## THE PROBLEM
Repeat all the material exactly; pictures stay out of your copy.

* Start INFORMATION GIVEN *

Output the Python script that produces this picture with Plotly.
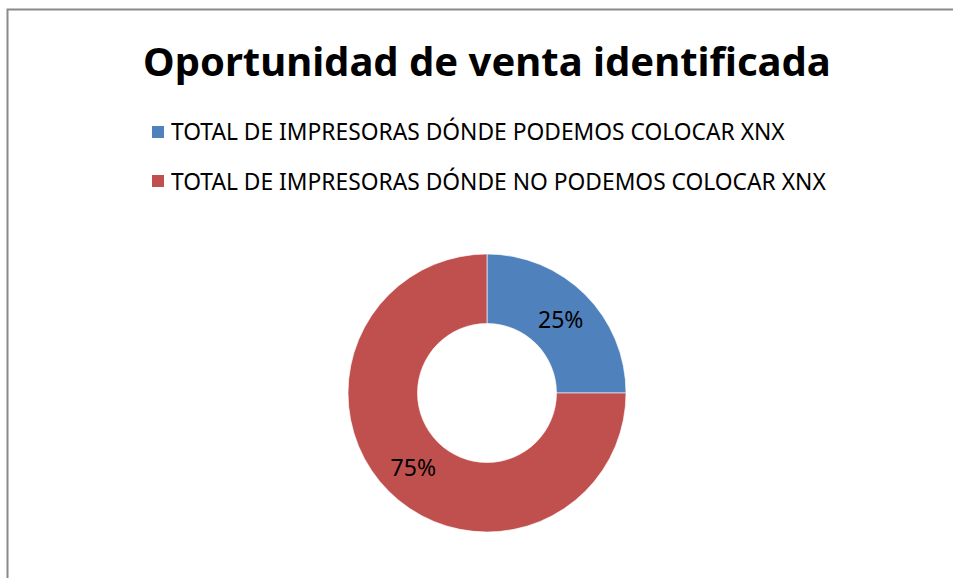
import plotly.graph_objects as go

title_text = "Oportunidad de venta identificada"
labels = ["TOTAL DE IMPRESORAS DÓNDE PODEMOS COLOCAR XNX",
          "TOTAL DE IMPRESORAS DÓNDE NO PODEMOS COLOCAR XNX"]
values = [25, 75]
colors = ["#4F81BD", "#C0504D"]

W, H = 953, 578
FONT = "Noto Sans"

fig = go.Figure()
cx, cy, r = 487, 393, 139
fig.add_trace(go.Pie(
    labels=labels, values=values, hole=0.5, sort=False, direction="clockwise",
    rotation=0,
    marker=dict(colors=colors, line=dict(color="rgba(255,255,255,0.6)", width=1)),
    texttemplate="%{percent:.0%}", textposition="inside", insidetextorientation="horizontal",
    textfont=dict(family=FONT, size=23, color="black"),
    showlegend=False, hoverinfo="label+percent",
    domain=dict(x=[(cx - r) / W, (cx + r) / W], y=[(H - cy - r) / H, (H - cy + r) / H]),
))

shapes = [dict(type="rect", xref="paper", yref="paper",
               x0=7.5 / W, x1=1.05, y0=-0.05, y1=(H - 9.5) / H,
               line=dict(color="#8A8A8A", width=2), fillcolor="rgba(0,0,0,0)", layer="below")]
annotations = []
leg_y = [132, 181]
for lab, col, y in zip(labels, colors, leg_y):
    shapes.append(dict(type="rect", xref="paper", yref="paper",
                       x0=152 / W, x1=164 / W, y0=(H - y - 6) / H, y1=(H - y + 6) / H,
                       fillcolor=col, line=dict(width=0)))
    annotations.append(dict(text=lab, xref="paper", yref="paper", x=169 / W, y=(H - y) / H,
                            xanchor="left", yanchor="middle", showarrow=False,
                            font=dict(family=FONT, size=22.8, color="black")))

annotations.append(dict(text="<b>" + title_text + "</b>", xref="paper", yref="paper",
                        x=487.5 / W, y=(H - 61) / H, xanchor="center", yanchor="middle",
                        showarrow=False, font=dict(family=FONT, size=40, color="black")))

fig.update_layout(width=W, height=H, margin=dict(l=0, r=0, t=0, b=0),
                  paper_bgcolor="white", plot_bgcolor="white",
                  shapes=shapes, annotations=annotations)
fig.write_html("out.html", config={"displayModeBar": False},
               post_script="document.body.style.margin='0';")
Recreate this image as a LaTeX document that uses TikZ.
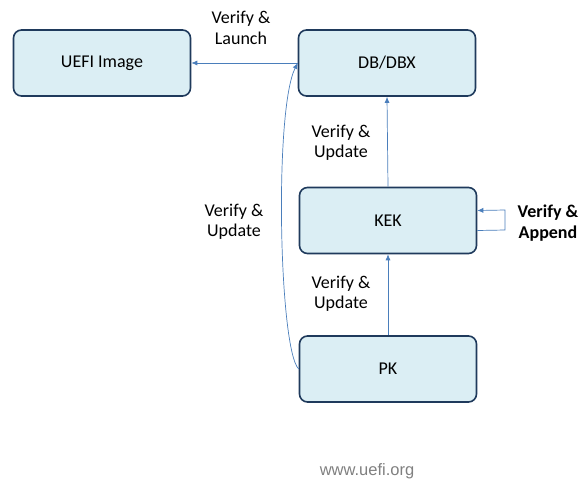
\documentclass[tikz,border=0pt]{standalone}
\usepackage{fontspec}
\setmainfont{Carlito}
\newfontfamily\webfont{Liberation Sans}
\usetikzlibrary{arrows.meta}
\definecolor{boxfill}{HTML}{DBEEF4}
\definecolor{boxline}{HTML}{1F3A5C}
\definecolor{conn}{HTML}{4A7EBB}
\tikzset{
  keybox/.style={draw=boxline, line width=1.6pt, fill=boxfill, rounded corners=8pt,
    minimum width=177pt, minimum height=66pt, inner sep=0pt, font=\fontsize{18}{21}\selectfont},
  lbl/.style={align=center, font=\fontsize{18}{20.5}\selectfont, inner sep=0pt},
  conn/.style={draw=conn, line width=0.7pt, -{Latex[length=6pt,width=5pt]}}
}
\begin{document}
\begin{tikzpicture}[x=1pt,y=-1pt]
\useasboundingbox (0,0) rectangle (581,483);
\node[keybox] (uefi) at (102,63) {\raisebox{-1pt}{UEFI Image}};
\node[keybox] (db) at (387,63) {\raisebox{-1pt}{DB/DBX}};
\node[keybox] (kek) at (388,220.5) {\raisebox{-1pt}{KEK}};
\node[keybox] (pk) at (388,369) {\raisebox{-1pt}{PK}};

\draw[conn] (db.west) -- (uefi.east);
\draw[conn] (kek.north) -- (db.south);
\draw[conn] (pk.north) -- (kek.south);
\draw[conn] (pk.west) .. controls (279,350) and (274,110) .. (db.west);
\coordinate (kr1) at (505,230);
\coordinate (kr2) at (505,210);
\draw[conn] ([yshift=-10pt]kek.east) -- (kr1) -- (kr2) -- ([yshift=10pt]kek.east);

\node[lbl] (l1) at (241,28) {Verify \&\\Launch};
\node[lbl] (l2) at (341,143) {Verify \&\\Update};
\node[lbl] (l3) at (234,222) {Verify \&\\Update};
\node[lbl] (l4) at (341,294) {Verify \&\\Update};
\node[lbl, font=\fontsize{18}{20.5}\selectfont\bfseries] (l5) at (548,223) {Verify \&\\Append};
\node[inner sep=0pt, font=\webfont\fontsize{16.5}{20}\selectfont, text=black!50] (web) at (367,471) {www.uefi.org};
\end{tikzpicture}
\end{document}
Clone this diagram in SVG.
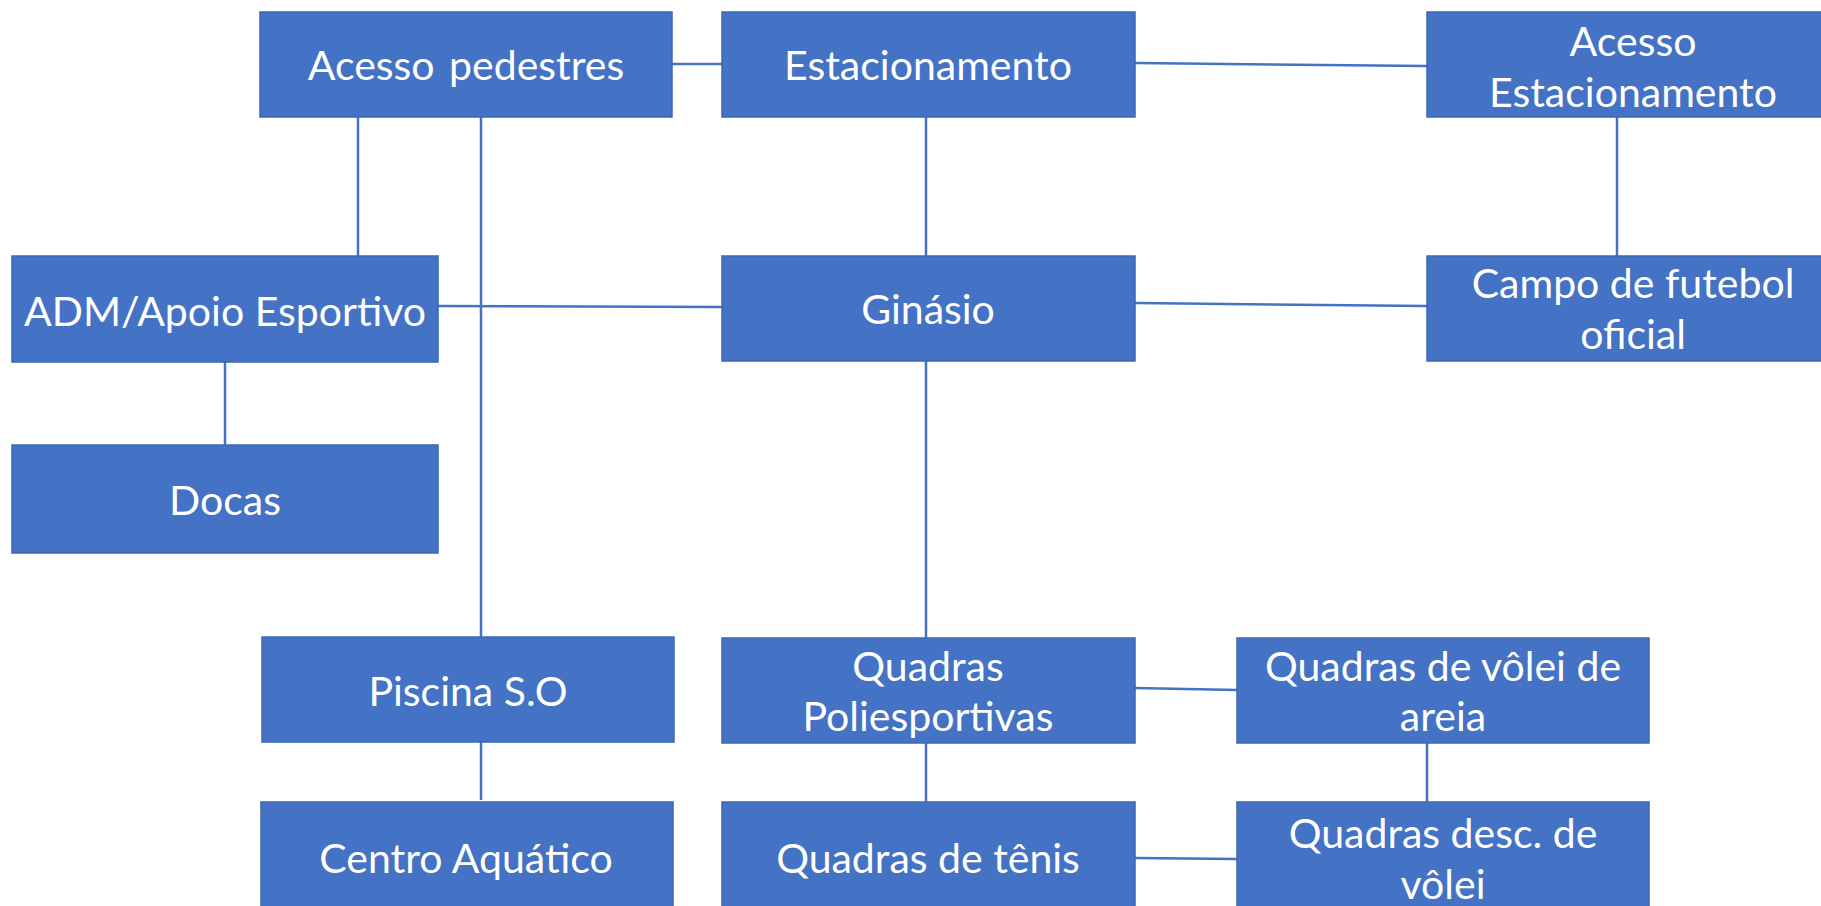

* End INFORMATION GIVEN *

## TASK ANSWER
Output the Python script that produces this picture with Plotly.
import plotly.graph_objects as go

title_text = "Oportunidad de venta identificada"
labels = ["TOTAL DE IMPRESORAS DÓNDE PODEMOS COLOCAR XNX",
          "TOTAL DE IMPRESORAS DÓNDE NO PODEMOS COLOCAR XNX"]
values = [25, 75]
colors = ["#4F81BD", "#C0504D"]

W, H = 953, 578
FONT = "Noto Sans"

fig = go.Figure()
cx, cy, r = 487, 393, 139
fig.add_trace(go.Pie(
    labels=labels, values=values, hole=0.5, sort=False, direction="clockwise",
    rotation=0,
    marker=dict(colors=colors, line=dict(color="rgba(255,255,255,0.6)", width=1)),
    texttemplate="%{percent:.0%}", textposition="inside", insidetextorientation="horizontal",
    textfont=dict(family=FONT, size=23, color="black"),
    showlegend=False, hoverinfo="label+percent",
    domain=dict(x=[(cx - r) / W, (cx + r) / W], y=[(H - cy - r) / H, (H - cy + r) / H]),
))

shapes = [dict(type="rect", xref="paper", yref="paper",
               x0=7.5 / W, x1=1.05, y0=-0.05, y1=(H - 9.5) / H,
               line=dict(color="#8A8A8A", width=2), fillcolor="rgba(0,0,0,0)", layer="below")]
annotations = []
leg_y = [132, 181]
for lab, col, y in zip(labels, colors, leg_y):
    shapes.append(dict(type="rect", xref="paper", yref="paper",
                       x0=152 / W, x1=164 / W, y0=(H - y - 6) / H, y1=(H - y + 6) / H,
                       fillcolor=col, line=dict(width=0)))
    annotations.append(dict(text=lab, xref="paper", yref="paper", x=169 / W, y=(H - y) / H,
                            xanchor="left", yanchor="middle", showarrow=False,
                            font=dict(family=FONT, size=22.8, color="black")))

annotations.append(dict(text="<b>" + title_text + "</b>", xref="paper", yref="paper",
                        x=487.5 / W, y=(H - 61) / H, xanchor="center", yanchor="middle",
                        showarrow=False, font=dict(family=FONT, size=40, color="black")))

fig.update_layout(width=W, height=H, margin=dict(l=0, r=0, t=0, b=0),
                  paper_bgcolor="white", plot_bgcolor="white",
                  shapes=shapes, annotations=annotations)
fig.write_html("out.html", config={"displayModeBar": False},
               post_script="document.body.style.margin='0';")
Recreate this image as a LaTeX document that uses TikZ.
\documentclass[tikz,border=0pt]{standalone}
\usepackage{fontspec}
\setmainfont{Carlito}
\newfontfamily\webfont{Liberation Sans}
\usetikzlibrary{arrows.meta}
\definecolor{boxfill}{HTML}{DBEEF4}
\definecolor{boxline}{HTML}{1F3A5C}
\definecolor{conn}{HTML}{4A7EBB}
\tikzset{
  keybox/.style={draw=boxline, line width=1.6pt, fill=boxfill, rounded corners=8pt,
    minimum width=177pt, minimum height=66pt, inner sep=0pt, font=\fontsize{18}{21}\selectfont},
  lbl/.style={align=center, font=\fontsize{18}{20.5}\selectfont, inner sep=0pt},
  conn/.style={draw=conn, line width=0.7pt, -{Latex[length=6pt,width=5pt]}}
}
\begin{document}
\begin{tikzpicture}[x=1pt,y=-1pt]
\useasboundingbox (0,0) rectangle (581,483);
\node[keybox] (uefi) at (102,63) {\raisebox{-1pt}{UEFI Image}};
\node[keybox] (db) at (387,63) {\raisebox{-1pt}{DB/DBX}};
\node[keybox] (kek) at (388,220.5) {\raisebox{-1pt}{KEK}};
\node[keybox] (pk) at (388,369) {\raisebox{-1pt}{PK}};

\draw[conn] (db.west) -- (uefi.east);
\draw[conn] (kek.north) -- (db.south);
\draw[conn] (pk.north) -- (kek.south);
\draw[conn] (pk.west) .. controls (279,350) and (274,110) .. (db.west);
\coordinate (kr1) at (505,230);
\coordinate (kr2) at (505,210);
\draw[conn] ([yshift=-10pt]kek.east) -- (kr1) -- (kr2) -- ([yshift=10pt]kek.east);

\node[lbl] (l1) at (241,28) {Verify \&\\Launch};
\node[lbl] (l2) at (341,143) {Verify \&\\Update};
\node[lbl] (l3) at (234,222) {Verify \&\\Update};
\node[lbl] (l4) at (341,294) {Verify \&\\Update};
\node[lbl, font=\fontsize{18}{20.5}\selectfont\bfseries] (l5) at (548,223) {Verify \&\\Append};
\node[inner sep=0pt, font=\webfont\fontsize{16.5}{20}\selectfont, text=black!50] (web) at (367,471) {www.uefi.org};
\end{tikzpicture}
\end{document}
Clone this diagram in SVG.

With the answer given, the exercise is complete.